“Religion is never the reason for conflicts”
Would the world be a more peaceful place without religion? On the contrary, claims conflict researcher Markus A. Weingardt, religious actors are in fact particularly good at bringing about peace.
Dr Weingardt, we read about violence and even war in the name of religion on almost a daily basis. Would the world be a more peaceful place without religion?
No, certainly not. Actually religion is never the reason for conflicts. It is rather the case that it is used to justify them. This applies in much the same way to secular ideologies such as nationalism or communism.
Politicians have finally realised that religious actors have been marginalised as supporters in their foreign policy for too long.
You have looked all over the world for religious actors who promote peace. Which examples did you find?
There are dozens. In 1992, the Catholic Sant’Egidio lay movement mediated a comprehensive peace treaty in Mozambique – at the height of a brutal civil war that had cost millions of lives. During the genocide in Rwanda in 1994, the Muslims there refused almost collectively to join in the violence and saved many thousands of those persecuted – often risking their own lives in the process.
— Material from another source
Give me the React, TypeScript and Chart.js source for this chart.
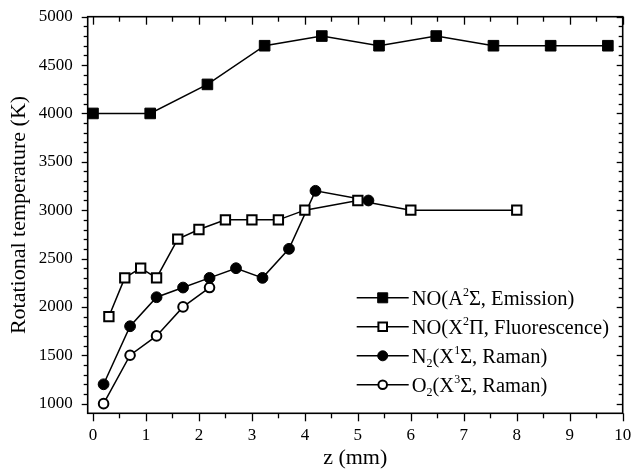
import React, { useEffect, useRef } from "react";
import { Chart, registerables } from "chart.js";

Chart.register(...registerables);

// Axial position z (mm) and rotational temperature (K) for each diagnostic
const xNoEmission = [0, 1.08, 2.16, 3.24, 4.32, 5.4, 6.48, 7.56, 8.64, 9.72];
const yNoEmission = [4000, 4000, 4300, 4700, 4800, 4700, 4800, 4700, 4700, 4700];

const xNoFluor = [0.3, 0.6, 0.9, 1.2, 1.6, 2.0, 2.5, 3.0, 3.5, 4.0, 5.0, 6.0, 8.0];
const yNoFluor = [1900, 2300, 2400, 2300, 2700, 2800, 2900, 2900, 2900, 3000, 3100, 3000, 3000];

const xN2 = [0.2, 0.7, 1.2, 1.7, 2.2, 2.7, 3.2, 3.7, 4.2, 5.2];
const yN2 = [1200, 1800, 2100, 2200, 2300, 2400, 2300, 2600, 3200, 3100];

const xO2 = [0.2, 0.7, 1.2, 1.7, 2.2];
const yO2 = [1000, 1500, 1700, 2000, 2200];

const xTickValues = [0, 1, 2, 3, 4, 5, 6, 7, 8, 9, 10];
const yTickValues = [1000, 1500, 2000, 2500, 3000, 3500, 4000, 4500, 5000];

const xAxisTitle = "z (mm)";
const yAxisTitle = "Rotational temperature (K)";

// Legend entries as runs of text: "sup" / "sub" runs are drawn small and shifted
type Run = { t: string; s?: "sup" | "sub" };
const legendNoEmission: Run[] = [{ t: "NO(A" }, { t: "2", s: "sup" }, { t: "Σ, Emission)" }];
const legendNoFluor: Run[] = [{ t: "NO(X" }, { t: "2", s: "sup" }, { t: "Π, Fluorescence)" }];
const legendN2: Run[] = [{ t: "N" }, { t: "2", s: "sub" }, { t: "(X" }, { t: "1", s: "sup" }, { t: "Σ, Raman)" }];
const legendO2: Run[] = [{ t: "O" }, { t: "2", s: "sub" }, { t: "(X" }, { t: "3", s: "sup" }, { t: "Σ, Raman)" }];

const FONT = "'Liberation Serif', 'Times New Roman', serif";

const toPoints = (xs: number[], ys: number[]) => xs.map((x, i) => ({ x, y: ys[i] }));

const frameAndLegend = {
  id: "frameAndLegend",
  afterDraw(chart: any) {
    const { ctx, chartArea, scales } = chart;
    const { left, right, top, bottom } = chartArea;
    const xs = scales.x;
    const ys = scales.y;
    ctx.save();
    ctx.strokeStyle = "#000";
    ctx.lineWidth = 1.6;
    ctx.strokeRect(left, top, right - left, bottom - top);

    ctx.lineWidth = 1.3;
    const tick = (x1: number, y1: number, x2: number, y2: number) => {
      ctx.beginPath();
      ctx.moveTo(x1, y1);
      ctx.lineTo(x2, y2);
      ctx.stroke();
    };

    // x axis: major ticks outside at bottom, inside at top; minor halfway
    const xMinor: number[] = [];
    for (let i = 0; i < xTickValues.length - 1; i++) xMinor.push((xTickValues[i] + xTickValues[i + 1]) / 2);
    xTickValues.forEach((v) => {
      const p = Math.round(xs.getPixelForValue(v)) + 0.5;
      tick(p, bottom, p, bottom + 8);
      tick(p, top, p, top + 8);
    });
    xMinor.forEach((v) => {
      const p = Math.round(xs.getPixelForValue(v)) + 0.5;
      tick(p, bottom, p, bottom + 5);
      tick(p, top, p, top + 5);
    });

    // y axis: major ticks outside at left, inside at right; four minor between
    const yMinor: number[] = [];
    for (let i = 0; i < yTickValues.length - 1; i++) {
      const a = yTickValues[i];
      const b = yTickValues[i + 1];
      for (let k = 1; k < 5; k++) yMinor.push(a + ((b - a) * k) / 5);
    }
    yMinor.push(yTickValues[0] - (yTickValues[1] - yTickValues[0]) / 5);
    yTickValues.forEach((v) => {
      const p = Math.round(ys.getPixelForValue(v)) + 0.5;
      tick(left - 6, p, left, p);
      tick(right, p, right - 6, p);
    });
    yMinor.forEach((v) => {
      const p = Math.round(ys.getPixelForValue(v)) + 0.5;
      if (p > bottom - 1 || p < top + 1) return;
      tick(left - 4, p, left, p);
      tick(right, p, right - 4, p);
    });

    // Legend: sample line with marker, then rich text label
    const entries: Run[][] = [legendNoEmission, legendNoFluor, legendN2, legendO2];
    const lineX0 = right - 266;
    const lineX1 = lineX0 + 52;
    const rowGap = 29;
    const lastRowY = bottom - 28.5;
    const baseSize = 20.5;
    entries.forEach((runs, i) => {
      const ds = chart.data.datasets[i];
      const yRow = lastRowY - (entries.length - 1 - i) * rowGap;
      ctx.strokeStyle = "#000";
      ctx.lineWidth = 1.5;
      tick(lineX0, yRow, lineX1, yRow);
      const cx = (lineX0 + lineX1) / 2;
      ctx.fillStyle = ds.pointBackgroundColor;
      ctx.strokeStyle = "#000";
      ctx.lineWidth = ds.pointBorderWidth;
      if (ds.pointStyle === "rect") {
        const h = ds.legendMarker;
        ctx.beginPath();
        ctx.rect(cx - h, yRow - h, 2 * h, 2 * h);
        ctx.fill();
        ctx.stroke();
      } else {
        ctx.beginPath();
        ctx.arc(cx, yRow, ds.legendMarker, 0, Math.PI * 2);
        ctx.fill();
        ctx.stroke();
      }
      let tx = lineX1 + 3;
      ctx.fillStyle = "#000";
      ctx.textBaseline = "alphabetic";
      ctx.textAlign = "left";
      const baseY = yRow + 7;
      runs.forEach((r) => {
        if (r.s) {
          ctx.font = `${Math.round(baseSize * 0.6)}px ${FONT}`;
          const dy = r.s === "sup" ? -9 : 4.5;
          ctx.fillText(r.t, tx, baseY + dy);
        } else {
          ctx.font = `${baseSize}px ${FONT}`;
          ctx.fillText(r.t, tx, baseY);
        }
        tx += ctx.measureText(r.t).width;
      });
    });
    ctx.restore();
  },
};

export default function App() {
  const canvasRef = useRef<HTMLCanvasElement | null>(null);

  useEffect(() => {
    if (!canvasRef.current) return;
    const common = {
      borderColor: "#000",
      borderWidth: 1.5,
      pointBorderColor: "#000",
      showLine: true,
      tension: 0,
      clip: false as const,
    };
    const chart = new Chart(canvasRef.current, {
      type: "line",
      data: {
        datasets: [
          {
            ...common,
            label: "NO emission",
            data: toPoints(xNoEmission, yNoEmission),
            pointStyle: "rect",
            pointRadius: 7.5,
            pointBackgroundColor: "#000",
            pointBorderWidth: 1,
            legendMarker: 5,
          } as any,
          {
            ...common,
            label: "NO fluorescence",
            data: toPoints(xNoFluor, yNoFluor),
            pointStyle: "rect",
            pointRadius: 6.6,
            pointBackgroundColor: "#fff",
            pointBorderWidth: 2,
            legendMarker: 4.3,
          } as any,
          {
            ...common,
            label: "N2 Raman",
            data: toPoints(xN2, yN2),
            pointStyle: "circle",
            pointRadius: 5.4,
            pointBackgroundColor: "#000",
            pointBorderWidth: 1,
            legendMarker: 5,
          } as any,
          {
            ...common,
            label: "O2 Raman",
            data: toPoints(xO2, yO2),
            pointStyle: "circle",
            pointRadius: 4.8,
            pointBackgroundColor: "#fff",
            pointBorderWidth: 2,
            legendMarker: 4.3,
          } as any,
        ],
      },
      options: {
        responsive: false,
        animation: false,
        events: [],
        layout: { padding: { top: 16.7, right: 10.3, left: 0, bottom: 0 } },
        plugins: {
          legend: { display: false },
          tooltip: { enabled: false },
          title: { display: false },
        },
        scales: {
          x: {
            type: "linear",
            min: -0.1,
            max: 10,
            grid: { display: false, drawTicks: false },
            border: { display: false },
            afterBuildTicks: (s: any) => {
              s.ticks = xTickValues.map((v) => ({ value: v }));
            },
            afterFit: (s: any) => {
              s.height = 55.7;
              s.paddingLeft = 0;
              s.paddingRight = 0;
            },
            ticks: {
              color: "#000",
              padding: 12,
              maxRotation: 0,
              autoSkip: false,
              font: { family: FONT, size: 17 },
              callback: (v: any) => String(v),
            },
            title: {
              display: true,
              text: xAxisTitle,
              color: "#000",
              font: { family: FONT, size: 22, lineHeight: 1 },
              padding: { top: 0, bottom: 0 },
            },
          },
          y: {
            type: "linear",
            min: 900,
            max: 5000,
            grid: { display: false, drawTicks: false },
            border: { display: false },
            afterBuildTicks: (s: any) => {
              s.ticks = yTickValues.map((v) => ({ value: v }));
            },
            afterFit: (s: any) => {
              s.width = 87.7;
              s.paddingTop = 0;
              s.paddingBottom = 0;
            },
            ticks: {
              color: "#000",
              padding: 15,
              autoSkip: false,
              font: { family: FONT, size: 17 },
              callback: (v: any) => String(v),
            },
            title: {
              display: true,
              text: yAxisTitle,
              color: "#000",
              font: { family: FONT, size: 22, lineHeight: 1 },
              padding: { top: 8.5, bottom: 0 },
            },
          },
        },
      },
      plugins: [frameAndLegend],
    });
    return () => chart.destroy();
  }, []);

  return (
    <div style={{ position: "absolute", left: 0, top: 0, width: 633, height: 469, background: "#fff" }}>
      <canvas ref={canvasRef} width={633} height={469} style={{ display: "block" }} />
    </div>
  );
}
Are there also examples in Germany of religions bringing about peace?
Of course. It is highly probable that German reunification would not have been achieved so peacefully without the protestant churches in East Germany. The peace movement was and continues to be driven by many people who protest against war or the deployment of nuclear weapons on the basis of their religious convictions. Working with refugees is also a way of fostering peace – and one that in many cases is likewise religiously motivated. This is also true of the sanctuary provided by churches.
What makes religious representatives so attractive as peace mediators?
They are trusted, in fact they are often trusted blindly. Religious actors are widely considered to be altruistic, and their motivation is understandable. They are not associated with corruption or cronyism. They are considered competent when it comes to questions such as blame, sin or reconciliation. Because they do not work with pressure or threats, no negative consequences need be feared when an attempt at mediation fails. This specifically religious “leap of faith” opens doors and scope for action, which is an enormous opportunity – and responsibility.
What does this mean for politics?
Politicians have finally realised that religious actors have been marginalised as supporters in their foreign policy for too long. Politicians, non-governmental organisations and religious actors have different possibilities and competences at their disposal, and these can complement one another. If everyone works together in a constructive manner, more peace can and will be created in the world.